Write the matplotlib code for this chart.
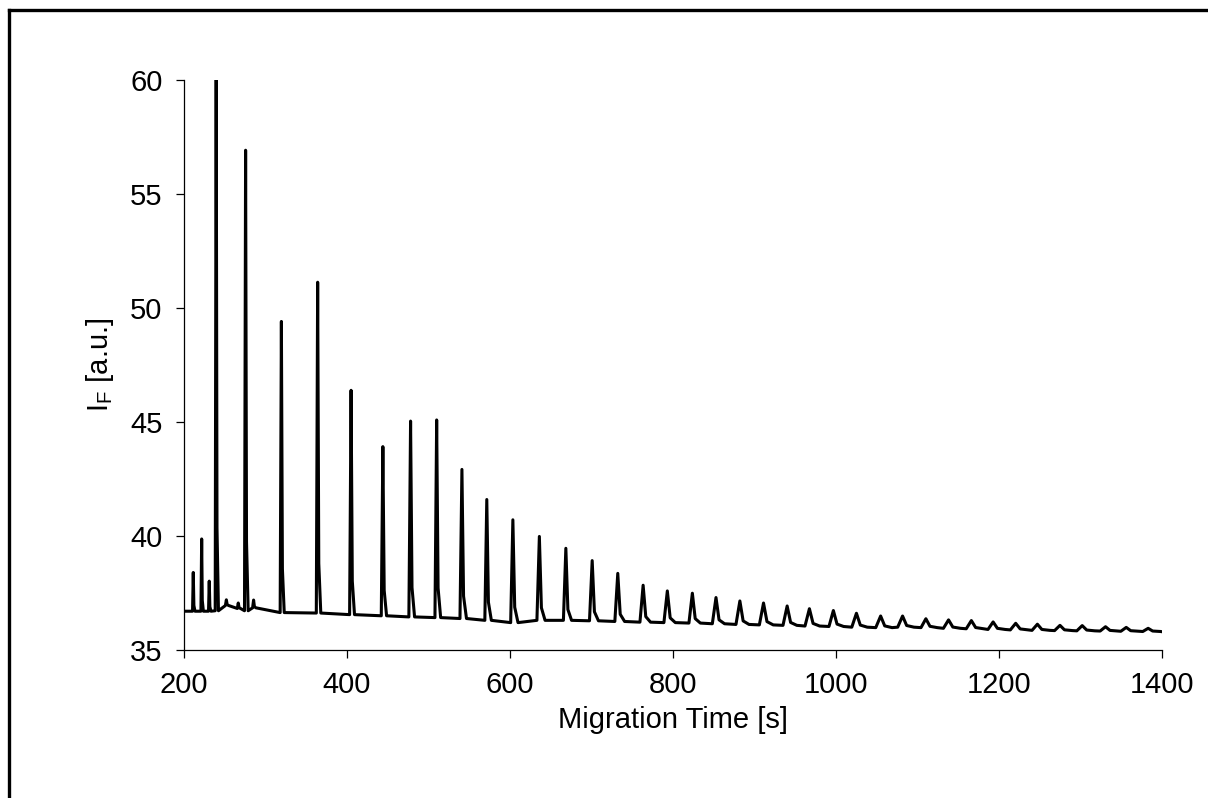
import numpy as np
import matplotlib
matplotlib.use("Agg")
import matplotlib.pyplot as plt
from matplotlib.lines import Line2D

plt.rcParams["font.family"] = ["Liberation Sans", "DejaVu Sans"]

# peaks: migration time [s], apex I_F, local baseline, base width [s]
peak_times = [211.4, 221.7, 231.0, 239.5, 252.0, 266.6, 275.6, 285.4, 319.5, 364.0,
              405.0, 444.0, 478.0, 510.0, 541.0, 571.5, 603.5, 636.0, 668.5, 700.8,
              732.2, 763.3, 793.0, 823.7, 852.7, 882.0, 911.0, 940.0, 967.3, 996.7,
              1025.0, 1054.7, 1081.6, 1110.2, 1138.0, 1166.0, 1192.7, 1220.4, 1247.0,
              1274.7, 1302.0, 1330.6, 1356.0, 1382.9]
peak_heights = [38.40, 39.87, 38.02, 61.0, 37.20, 37.06, 56.92, 37.19, 49.41, 51.13,
                46.39, 43.92, 45.04, 45.09, 42.92, 41.60, 40.71, 39.98, 39.46, 38.92,
                38.36, 37.84, 37.59, 37.49, 37.30, 37.15, 37.06, 36.93, 36.81, 36.73,
                36.61, 36.49, 36.49, 36.37, 36.32, 36.29, 36.23, 36.17, 36.13,
                36.08, 36.07, 36.02, 35.99, 35.95]
peak_bases = [36.70, 36.70, 36.70, 36.72, 36.95, 36.82, 36.72, 36.85, 36.64, 36.62,
              36.55, 36.50, 36.45, 36.42, 36.38, 36.30, 36.20, 36.30, 36.30, 36.28,
              36.25, 36.22, 36.20, 36.18, 36.15, 36.12, 36.10, 36.08, 36.05, 36.03,
              36.00, 35.98, 36.00, 35.98, 35.95, 35.93, 35.90, 35.88, 35.86,
              35.85, 35.84, 35.83, 35.82, 35.81]
peak_widths = [3, 3, 3, 4, 4, 4, 4.5, 4, 5, 5.5,
               6, 6.5, 7, 7, 8, 8, 9, 10, 10, 11,
               12, 13, 14, 14, 15, 16, 17, 17, 18, 18,
               19, 20, 20, 20, 21, 21, 21, 22, 22,
               22, 22, 22, 22, 22]
start_time, start_level = 200.0, 36.70
end_time, end_level = 1400.0, 35.80

# polyline through the peaks (left foot, apex, tail shoulder, right foot)
t = [start_time]
y = [start_level]
for pt, ph, pb, pw in zip(peak_times, peak_heights, peak_bases, peak_widths):
    t += [pt - 0.3 * pw, pt, pt + 0.25 * pw, pt + 0.7 * pw]
    y += [pb, ph, pb + 0.15 * (ph - pb), pb]
t.append(end_time)
y.append(end_level)

fig = plt.figure(figsize=(12.08, 7.98), dpi=100)
ax = fig.add_axes([0.1523, 0.1855, 0.8097, 0.7142])
ax.plot(t, y, color="black", lw=2.2, solid_joinstyle="round")

ax.set_xlim(200, 1400)
ax.set_ylim(35, 60)
ax.set_xticks(np.arange(200, 1401, 200))
ax.set_yticks(np.arange(35, 61, 5))
ax.spines["top"].set_visible(False)
ax.spines["right"].set_visible(False)
for s in ["left", "bottom"]:
    ax.spines[s].set_linewidth(0.9)
ax.tick_params(direction="out", length=5.5, width=0.9, labelsize=21, pad=10)
ax.set_xlabel("Migration Time [s]", fontsize=21, labelpad=5)
ax.set_ylabel(r"I$_\mathregular{F}$ [a.u.]", fontsize=21, labelpad=10)

# frame of the original graphic (cropped at right and bottom)
fig.add_artist(Line2D([9 / 1208, 1.0], [1 - 10 / 798, 1 - 10 / 798], color="black", lw=2.4,
                      transform=fig.transFigure))
fig.add_artist(Line2D([9 / 1208, 9 / 1208], [0.0, 1 - 10 / 798], color="black", lw=2.4,
                      transform=fig.transFigure))

plt.savefig("out.png", dpi=100)
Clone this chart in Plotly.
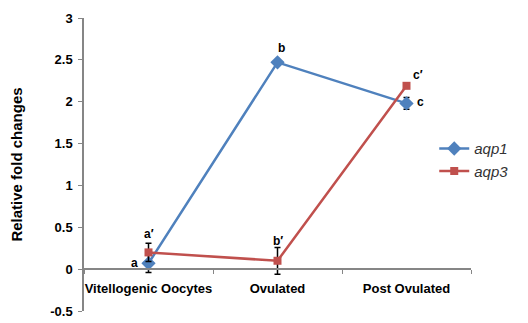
import plotly.graph_objects as go

categories = ["Vitellogenic Oocytes", "Ovulated", "Post Ovulated"]
aqp1 = [0.07, 2.47, 1.98]
aqp1_err = [0.11, 0.0, 0.07]
aqp3 = [0.20, 0.10, 2.19]
aqp3_err = [0.11, 0.16, 0.0]
aqp1_letters = ["a", "b", "c"]
aqp3_letters = ["a′", "b′", "c′"]

blue = "#4F81BD"
red = "#C0504D"
axis_col = "#868686"
font_fam = "Liberation Sans, Arial, sans-serif"

fig = go.Figure()
fig.add_trace(go.Scatter(
    x=categories, y=aqp1, name="aqp1", mode="lines+markers",
    line=dict(color=blue, width=2.5),
    marker=dict(symbol="diamond", size=11, color=blue),
    error_y=dict(type="data", array=aqp1_err, color="black", thickness=1.5, width=3),
))
fig.add_trace(go.Scatter(
    x=categories, y=aqp3, name="aqp3", mode="lines+markers",
    line=dict(color=red, width=2.5),
    marker=dict(symbol="square", size=8, color=red),
    error_y=dict(type="data", array=aqp3_err, color="black", thickness=1.5, width=3),
))

# letter annotations
offsets1 = [(-14, 0), (4, -14), (14, -1)]
offsets3 = [(0, -18), (0, -20), (11, -11)]
for i, c in enumerate(categories):
    dx, dy = offsets1[i]
    fig.add_annotation(x=c, y=aqp1[i], text=aqp1_letters[i], showarrow=False,
                       xshift=dx, yshift=-dy,
                       font=dict(size=12, color="black", family=font_fam, weight="bold"),
                       xref="x", yref="y")
    dx, dy = offsets3[i]
    fig.add_annotation(x=c, y=aqp3[i], text=aqp3_letters[i], showarrow=False,
                       xshift=dx, yshift=-dy,
                       font=dict(size=12, color="black", family=font_fam, weight="bold"),
                       xref="x", yref="y")

zero_pos = 0.5 / 3.5
fig.update_layout(
    width=528, height=323,
    margin=dict(l=84, r=57, t=18, b=12),
    paper_bgcolor="white", plot_bgcolor="white",
    font=dict(family=font_fam, size=12, color="black"),
    showlegend=True,
    legend=dict(x=0.905, y=0.61, xanchor="left", yanchor="top",
                font=dict(size=15, color="#333333", style="italic", weight="normal"),
                bgcolor="rgba(0,0,0,0)", tracegroupgap=6),
    xaxis=dict(
        type="category", range=[-0.5, 2.5], anchor="free", position=zero_pos,
        showline=True, linecolor=axis_col, linewidth=1.5,
        ticks="outside", tickson="boundaries", ticklen=4, tickcolor=axis_col,
        ticklabelstandoff=8, tickangle=0,
        showgrid=False, zeroline=False, automargin=False,
        tickfont=dict(size=13, weight="bold"),
    ),
    yaxis=dict(
        range=[-0.5, 3], tickvals=[-0.5, 0, 0.5, 1, 1.5, 2, 2.5, 3],
        ticktext=["-0.5", "0", "0.5", "1", "1.5", "2", "2.5", "3"],
        showline=True, linecolor=axis_col, linewidth=1.5,
        ticks="outside", ticklen=4, tickcolor=axis_col,
        ticklabelstandoff=3,
        showgrid=False, zeroline=False, automargin=False,
        tickfont=dict(size=13, weight="bold"),
        title=dict(text="Relative fold changes", font=dict(size=15, weight="bold"), standoff=24),
    ),
)
fig.write_html("out.html", config={"displayModeBar": False},
               post_script="document.body.style.margin='0';")
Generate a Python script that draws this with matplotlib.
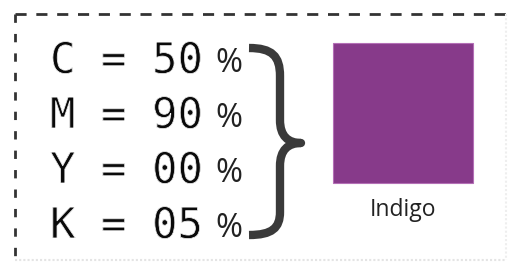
import matplotlib.pyplot as plt
import matplotlib.patheffects as pe
from matplotlib.path import Path
from matplotlib.patches import PathPatch, Rectangle

channels = ['C', 'M', 'Y', 'K']
values = [50, 90, 0, 5]
swatch_name = 'Indigo'
swatch_color = '#873a8a'


def draw_card():
    fig = plt.figure(figsize=(5.10, 2.64), dpi=100)
    ax = fig.add_axes([0, 0, 1, 1])
    ax.set_xlim(0, 510)
    ax.set_ylim(264, 0)
    ax.axis('off')

    # dashed frame (top + left), faint edges right/bottom
    ax.plot([15, 506], [14, 14], color='#333333', lw=2, ls=(0, (4, 3.5)))
    ax.plot([15, 15], [14, 262], color='#333333', lw=2, ls=(0, (3, 4)))
    ax.plot([15, 506], [260, 260], color='#e4e4e4', lw=1.5, ls=(0, (1, 1)))
    ax.plot([506, 506], [14, 260], color='#eeeeee', lw=1.5, ls=(0, (1, 1)))

    # thin the mono glyphs a bit
    thin = [pe.Normal(), pe.Stroke(linewidth=0.55, foreground='white')]

    # CMYK lines
    for i, (ch, v) in enumerate(zip(channels, values)):
        base = 73 + 55 * i
        ax.text(50, base, '%s = %02d' % (ch, v), fontsize=30.5,
                family='DejaVu Sans Mono', color='#0a0a0a',
                ha='left', va='baseline', path_effects=thin)
        ax.text(215, base - 1, '%', fontsize=23.5, family='Open Sans',
                color='#222222', ha='left', va='baseline')

    # curly brace
    verts = [(249, 48), (272, 48), (280, 56), (280, 76),
             (280, 120),
             (280, 136), (288, 143), (301, 143),
             (288, 143), (280, 150), (280, 166),
             (280, 212),
             (280, 228), (272, 235), (249, 235)]
    codes = [Path.MOVETO, Path.CURVE4, Path.CURVE4, Path.CURVE4,
             Path.LINETO,
             Path.CURVE4, Path.CURVE4, Path.CURVE4,
             Path.CURVE4, Path.CURVE4, Path.CURVE4,
             Path.LINETO,
             Path.CURVE4, Path.CURVE4, Path.CURVE4]
    ax.add_patch(PathPatch(Path(verts, codes), facecolor='none',
                           edgecolor='#3a3a3a', lw=6, capstyle='butt',
                           joinstyle='round'))

    # swatch
    ax.add_patch(Rectangle((333, 43), 140, 140, facecolor=swatch_color,
                           edgecolor='#b46fb6', lw=0.8))
    ax.text(403, 216, swatch_name, fontsize=16.5, family='Open Sans',
            color='#222222', ha='center', va='baseline')

    fig.savefig('out.png', dpi=100, facecolor='white')
    plt.close(fig)


if __name__ == '__main__':
    draw_card()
===
Task prompt:
List each line of the records that holds the string "matplotlib".

Written answer:
Write the matplotlib code for this chart.
import matplotlib
matplotlib.use("Agg")
import matplotlib.pyplot as plt
from matplotlib.lines import Line2D
Generate a Python script that draws this with matplotlib.
import matplotlib.pyplot as plt
import matplotlib.patheffects as pe
from matplotlib.path import Path
from matplotlib.patches import PathPatch, Rectangle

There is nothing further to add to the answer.